**Do this**
The material below should be written out in full and exactly; pictures stay out of the copy.

**Data lines**

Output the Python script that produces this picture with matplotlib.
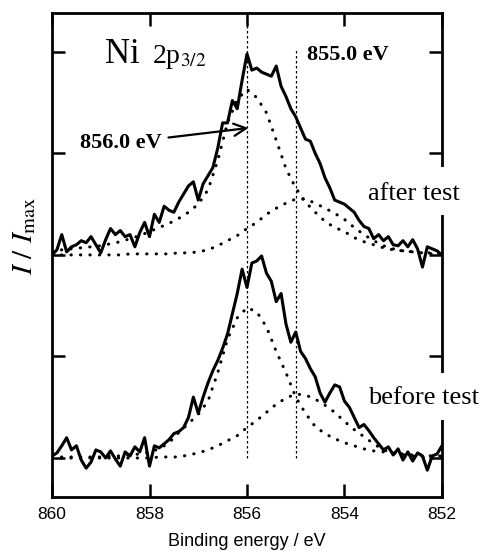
import numpy as np
import matplotlib
matplotlib.use("Agg")
import matplotlib.pyplot as plt
from matplotlib.patches import Rectangle

plt.rcParams['mathtext.fontset'] = 'stix'

# binding energy grid of the measured spectra, 860 -> 852 eV in 0.1 eV steps
energy = np.round(np.arange(860.0, 851.95, -0.1), 1)

after_test = [2.00, 2.05, 2.20, 2.03, 2.08, 2.10, 2.14, 2.12, 2.18, 2.10,
              2.02, 2.15, 2.26, 2.20, 2.24, 2.18, 2.20, 2.08, 2.22, 2.32,
              2.18, 2.40, 2.32, 2.48, 2.44, 2.42, 2.52, 2.60, 2.68, 2.72,
              2.54, 2.70, 2.78, 2.86, 3.05, 3.30, 3.30, 3.52, 3.44, 3.72,
              3.98, 3.82, 3.84, 3.80, 3.78, 3.76, 3.86, 3.66, 3.56, 3.44,
              3.36, 3.25, 3.14, 3.12, 3.00, 2.90, 2.76, 2.66, 2.54, 2.52,
              2.50, 2.46, 2.42, 2.34, 2.28, 2.26, 2.16, 2.20, 2.14, 2.18,
              2.10, 2.09, 2.14, 2.08, 2.15, 2.06, 1.88, 2.08, 2.06, 2.04,
              2.00]

before_test = [0.02, 0.05, 0.12, 0.20, 0.08, 0.12, -0.02, -0.10, -0.04, 0.08,
               0.06, 0.00, 0.07, -0.01, -0.08, 0.06, 0.02, 0.11, 0.06, 0.20,
               -0.08, 0.12, 0.10, 0.14, 0.18, 0.24, 0.26, 0.30, 0.40, 0.60,
               0.44, 0.60, 0.74, 0.86, 0.96, 1.08, 1.22, 1.42, 1.62, 1.86,
               1.68, 1.92, 1.94, 1.99, 1.82, 1.74, 1.54, 1.62, 1.32, 1.14,
               1.24, 1.05, 0.98, 0.88, 0.80, 0.64, 0.55, 0.64, 0.72, 0.70,
               0.56, 0.50, 0.40, 0.30, 0.33, 0.27, 0.20, 0.14, 0.08, 0.11,
               0.03, 0.09, -0.02, 0.06, -0.03, 0.05, 0.02, -0.12, 0.02, 0.04,
               0.12]

# fitted components, 860 -> 852 eV in 0.2 eV steps
energy_fit = np.round(np.arange(860.0, 851.95, -0.2), 1)

after_base = 2.0
after_856 = [0.04, 0.05, 0.06, 0.07, 0.08, 0.09, 0.11, 0.13, 0.16, 0.19,
             0.23, 0.27, 0.31, 0.36, 0.42, 0.50, 0.64, 0.93, 1.30, 1.53,
             1.63, 1.55, 1.40, 1.13, 0.85, 0.66, 0.52, 0.42, 0.33, 0.27,
             0.23, 0.17, 0.13, 0.10, 0.07, 0.05, 0.04, 0.03, 0.02, 0.02,
             0.01]
after_855 = [0.00, 0.00, 0.00, 0.00, 0.00, 0.00, 0.00, 0.00, 0.01, 0.01,
             0.01, 0.01, 0.01, 0.02, 0.02, 0.03, 0.05, 0.09, 0.14, 0.19,
             0.26, 0.32, 0.40, 0.46, 0.51, 0.55, 0.55, 0.51, 0.46, 0.41,
             0.35, 0.27, 0.20, 0.14, 0.09, 0.06, 0.04, 0.03, 0.02, 0.01,
             0.01]

before_base = 0.0
before_856 = [0.01, 0.01, 0.01, 0.01, 0.01, 0.01, 0.02, 0.02, 0.03, 0.04,
              0.06, 0.09, 0.15, 0.25, 0.34, 0.43, 0.56, 0.84, 1.17, 1.38,
              1.48, 1.44, 1.29, 1.05, 0.84, 0.60, 0.44, 0.31, 0.24, 0.19,
              0.15, 0.12, 0.09, 0.07, 0.06, 0.05, 0.04, 0.03, 0.03, 0.02,
              0.02]
before_855 = [0.00, 0.00, 0.00, 0.00, 0.00, 0.00, 0.00, 0.00, 0.00, 0.00,
              0.00, 0.01, 0.01, 0.01, 0.03, 0.05, 0.08, 0.12, 0.17, 0.22,
              0.30, 0.37, 0.45, 0.53, 0.59, 0.63, 0.62, 0.58, 0.52, 0.45,
              0.36, 0.28, 0.21, 0.14, 0.08, 0.05, 0.03, 0.02, 0.01, 0.01,
              0.01]

peak_positions = [856.0, 855.0]
xticks = [860, 858, 856, 854, 852]
yticks = [0, 1, 2, 3, 4]

fig = plt.figure(figsize=(4.83, 5.51), dpi=100)
ax = fig.add_axes([0.1077, 0.098, 0.8073, 0.8787])

dots = dict(color='black', lw=2.2, linestyle=(0, (0.1, 3.0)),
            dash_capstyle='round', zorder=2)
ax.plot(energy_fit, after_base + np.array(after_856), **dots)
ax.plot(energy_fit, after_base + np.array(after_855), **dots)
ax.plot(energy_fit, before_base + np.array(before_856), **dots)
ax.plot(energy_fit, before_base + np.array(before_855), **dots)

ax.plot(energy, after_test, color='black', lw=2.2, zorder=3)
ax.plot(energy, before_test, color='black', lw=2.2, zorder=3)

# peak position markers
ax.plot([peak_positions[0]] * 2, [0.0, 4.4], color='black', lw=0.9,
        linestyle=(0, (2, 2)), zorder=1)
ax.plot([peak_positions[1]] * 2, [0.0, 4.02], color='black', lw=0.9,
        linestyle=(0, (2, 2)), zorder=1)

ax.set_xlim(860, 852)
ax.set_ylim(-0.384, 4.384)
ax.set_xticks(xticks)
ax.set_yticks(yticks)
ax.set_yticklabels([])
ax.tick_params(direction='in', length=9.5, width=1.8, top=True, right=True,
               labelsize=12.5, pad=7)
for lab in ax.get_xticklabels():
    lab.set_family('Liberation Sans')
for s in ax.spines.values():
    s.set_linewidth(2.0)

ax.set_xlabel('Binding energy / eV', family='Liberation Sans', fontsize=13,
              labelpad=8)
ax.set_ylabel(r'$I\ /\ I_{\mathrm{max}}$', fontsize=21)
ax.yaxis.set_label_coords(-0.035, 0.54)

serif = 'Liberation Serif'
ax.text(858.91, 3.89, 'Ni', family=serif, fontsize=25, va='baseline')
ax.text(857.95, 3.89, r'2p$_{3/2}$', family=serif, fontsize=20, va='baseline')
ax.text(854.77, 3.97, '855.0 eV', family=serif, fontsize=16, weight='bold',
        va='center')
ax.annotate('856.0 eV', xy=(855.97, 3.25), xytext=(859.43, 3.10),
            family=serif, fontsize=16, weight='bold', va='center',
            arrowprops=dict(arrowstyle='->', lw=1.6, color='black',
                            mutation_scale=22, shrinkA=3, shrinkB=0))

# white gaps in the right frame behind the labels
for y0, y1 in [(2.39, 2.87), (0.37, 0.84)]:
    ax.add_patch(Rectangle((851.55, y0), 0.8, y1 - y0, facecolor='white',
                           edgecolor='none', clip_on=False, zorder=4))
ax.text(853.52, 2.60, 'after test', family=serif, fontsize=19, va='center',
        clip_on=False, zorder=5)
ax.text(853.52, 0.59, 'before test', family=serif, fontsize=19, va='center',
        clip_on=False, zorder=5)

fig.savefig('out.png', dpi=100)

**Exercise result**
Output the Python script that produces this picture with matplotlib.
import numpy as np
import matplotlib
matplotlib.use("Agg")
import matplotlib.pyplot as plt
from matplotlib.patches import Rectangle

plt.rcParams['mathtext.fontset'] = 'stix'

# binding energy grid of the measured spectra, 860 -> 852 eV in 0.1 eV steps
energy = np.round(np.arange(860.0, 851.95, -0.1), 1)

after_test = [2.00, 2.05, 2.20, 2.03, 2.08, 2.10, 2.14, 2.12, 2.18, 2.10,
              2.02, 2.15, 2.26, 2.20, 2.24, 2.18, 2.20, 2.08, 2.22, 2.32,
              2.18, 2.40, 2.32, 2.48, 2.44, 2.42, 2.52, 2.60, 2.68, 2.72,
              2.54, 2.70, 2.78, 2.86, 3.05, 3.30, 3.30, 3.52, 3.44, 3.72,
              3.98, 3.82, 3.84, 3.80, 3.78, 3.76, 3.86, 3.66, 3.56, 3.44,
              3.36, 3.25, 3.14, 3.12, 3.00, 2.90, 2.76, 2.66, 2.54, 2.52,
              2.50, 2.46, 2.42, 2.34, 2.28, 2.26, 2.16, 2.20, 2.14, 2.18,
              2.10, 2.09, 2.14, 2.08, 2.15, 2.06, 1.88, 2.08, 2.06, 2.04,
              2.00]

before_test = [0.02, 0.05, 0.12, 0.20, 0.08, 0.12, -0.02, -0.10, -0.04, 0.08,
               0.06, 0.00, 0.07, -0.01, -0.08, 0.06, 0.02, 0.11, 0.06, 0.20,
               -0.08, 0.12, 0.10, 0.14, 0.18, 0.24, 0.26, 0.30, 0.40, 0.60,
               0.44, 0.60, 0.74, 0.86, 0.96, 1.08, 1.22, 1.42, 1.62, 1.86,
               1.68, 1.92, 1.94, 1.99, 1.82, 1.74, 1.54, 1.62, 1.32, 1.14,
               1.24, 1.05, 0.98, 0.88, 0.80, 0.64, 0.55, 0.64, 0.72, 0.70,
               0.56, 0.50, 0.40, 0.30, 0.33, 0.27, 0.20, 0.14, 0.08, 0.11,
               0.03, 0.09, -0.02, 0.06, -0.03, 0.05, 0.02, -0.12, 0.02, 0.04,
               0.12]

# fitted components, 860 -> 852 eV in 0.2 eV steps
energy_fit = np.round(np.arange(860.0, 851.95, -0.2), 1)

after_base = 2.0
after_856 = [0.04, 0.05, 0.06, 0.07, 0.08, 0.09, 0.11, 0.13, 0.16, 0.19,
             0.23, 0.27, 0.31, 0.36, 0.42, 0.50, 0.64, 0.93, 1.30, 1.53,
             1.63, 1.55, 1.40, 1.13, 0.85, 0.66, 0.52, 0.42, 0.33, 0.27,
             0.23, 0.17, 0.13, 0.10, 0.07, 0.05, 0.04, 0.03, 0.02, 0.02,
             0.01]
after_855 = [0.00, 0.00, 0.00, 0.00, 0.00, 0.00, 0.00, 0.00, 0.01, 0.01,
             0.01, 0.01, 0.01, 0.02, 0.02, 0.03, 0.05, 0.09, 0.14, 0.19,
             0.26, 0.32, 0.40, 0.46, 0.51, 0.55, 0.55, 0.51, 0.46, 0.41,
             0.35, 0.27, 0.20, 0.14, 0.09, 0.06, 0.04, 0.03, 0.02, 0.01,
             0.01]

before_base = 0.0
before_856 = [0.01, 0.01, 0.01, 0.01, 0.01, 0.01, 0.02, 0.02, 0.03, 0.04,
              0.06, 0.09, 0.15, 0.25, 0.34, 0.43, 0.56, 0.84, 1.17, 1.38,
              1.48, 1.44, 1.29, 1.05, 0.84, 0.60, 0.44, 0.31, 0.24, 0.19,
              0.15, 0.12, 0.09, 0.07, 0.06, 0.05, 0.04, 0.03, 0.03, 0.02,
              0.02]
before_855 = [0.00, 0.00, 0.00, 0.00, 0.00, 0.00, 0.00, 0.00, 0.00, 0.00,
              0.00, 0.01, 0.01, 0.01, 0.03, 0.05, 0.08, 0.12, 0.17, 0.22,
              0.30, 0.37, 0.45, 0.53, 0.59, 0.63, 0.62, 0.58, 0.52, 0.45,
              0.36, 0.28, 0.21, 0.14, 0.08, 0.05, 0.03, 0.02, 0.01, 0.01,
              0.01]

peak_positions = [856.0, 855.0]
xticks = [860, 858, 856, 854, 852]
yticks = [0, 1, 2, 3, 4]

fig = plt.figure(figsize=(4.83, 5.51), dpi=100)
ax = fig.add_axes([0.1077, 0.098, 0.8073, 0.8787])

dots = dict(color='black', lw=2.2, linestyle=(0, (0.1, 3.0)),
            dash_capstyle='round', zorder=2)
ax.plot(energy_fit, after_base + np.array(after_856), **dots)
ax.plot(energy_fit, after_base + np.array(after_855), **dots)
ax.plot(energy_fit, before_base + np.array(before_856), **dots)
ax.plot(energy_fit, before_base + np.array(before_855), **dots)

ax.plot(energy, after_test, color='black', lw=2.2, zorder=3)
ax.plot(energy, before_test, color='black', lw=2.2, zorder=3)

# peak position markers
ax.plot([peak_positions[0]] * 2, [0.0, 4.4], color='black', lw=0.9,
        linestyle=(0, (2, 2)), zorder=1)
ax.plot([peak_positions[1]] * 2, [0.0, 4.02], color='black', lw=0.9,
        linestyle=(0, (2, 2)), zorder=1)

ax.set_xlim(860, 852)
ax.set_ylim(-0.384, 4.384)
ax.set_xticks(xticks)
ax.set_yticks(yticks)
ax.set_yticklabels([])
ax.tick_params(direction='in', length=9.5, width=1.8, top=True, right=True,
               labelsize=12.5, pad=7)
for lab in ax.get_xticklabels():
    lab.set_family('Liberation Sans')
for s in ax.spines.values():
    s.set_linewidth(2.0)

ax.set_xlabel('Binding energy / eV', family='Liberation Sans', fontsize=13,
              labelpad=8)
ax.set_ylabel(r'$I\ /\ I_{\mathrm{max}}$', fontsize=21)
ax.yaxis.set_label_coords(-0.035, 0.54)

serif = 'Liberation Serif'
ax.text(858.91, 3.89, 'Ni', family=serif, fontsize=25, va='baseline')
ax.text(857.95, 3.89, r'2p$_{3/2}$', family=serif, fontsize=20, va='baseline')
ax.text(854.77, 3.97, '855.0 eV', family=serif, fontsize=16, weight='bold',
        va='center')
ax.annotate('856.0 eV', xy=(855.97, 3.25), xytext=(859.43, 3.10),
            family=serif, fontsize=16, weight='bold', va='center',
            arrowprops=dict(arrowstyle='->', lw=1.6, color='black',
                            mutation_scale=22, shrinkA=3, shrinkB=0))

# white gaps in the right frame behind the labels
for y0, y1 in [(2.39, 2.87), (0.37, 0.84)]:
    ax.add_patch(Rectangle((851.55, y0), 0.8, y1 - y0, facecolor='white',
                           edgecolor='none', clip_on=False, zorder=4))
ax.text(853.52, 2.60, 'after test', family=serif, fontsize=19, va='center',
        clip_on=False, zorder=5)
ax.text(853.52, 0.59, 'before test', family=serif, fontsize=19, va='center',
        clip_on=False, zorder=5)

fig.savefig('out.png', dpi=100)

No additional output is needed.